Mobilizing Life – What's in Store for the Future of Mobile?

Evaluating the current smart phone offering, there are millions and millions of applications that make the consumer life easier. Whether an application helps with directions or shows the nearest high end restaurant to your location, these offerings have been growing more and more for the consumer side of the market. Yesterday, Gartner released their April 2010 Mobile Metrics Report, with some serious growth figures coming from Android and iPhone. On the enterprise side, it seems that the growth has been truncated with instant email and messaging, calendaring and contact syncing and integration in your email platform.

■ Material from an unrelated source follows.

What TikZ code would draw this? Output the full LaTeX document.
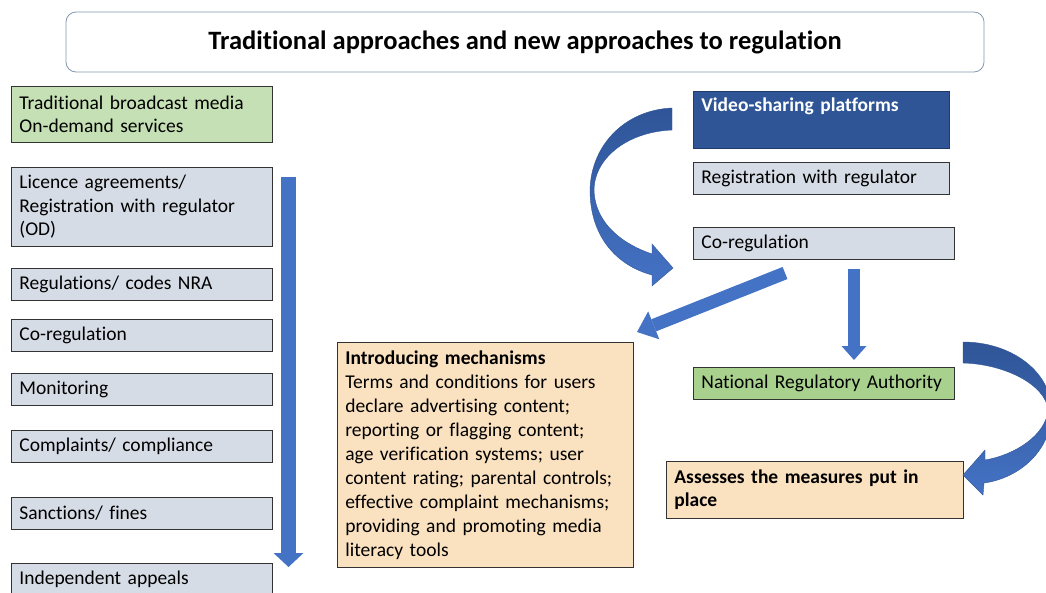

However, as employees start taking more trips, companies becoming more global, employees have their desk in a plane, and social applications penetrate the corporate firewall, mobilizing the key functions they see at their desk will be invaluable and will bust open a completely brand new market. Looking into the good folks down the street, Research In Motion is developing their MVS 5.0. This will allow your BlackBerry to receive extension calls regardless of location with the incoming call. This will help reduce overall long distance charges and improve productivity by allowing employees to receive business calls on their devices.

Apple is thinking of similar innovations, but their major focus is going to be around video conferencing. Imagine being on a train, going home to pick up your kids, and you are communicating and seeing your fellow colleagues on a 4:30pm call. Given the versatility of the Apple platform, the video conferencing is suppose to be very intuitive and functional. The only major concern is the battery power, but that’s a different story.

Seeing these applications being built has brought about a lot of hype and excitement, but from mostly IT professionals and IT managers. Some employees are worried being “too connected to work” will cause them to be at the companies call 24/7. Where does the personal life come in. Are there controls that turns these functions off over the air at 5pm everyday? We know from research that your view might differ here depending on the year you were born. Gen Y consistently uses mobile technology for non-work tasks.

The major market here will be to package these with a social media interface that will allow users to control the functions, personalize the UI and help them make it as individual as possible.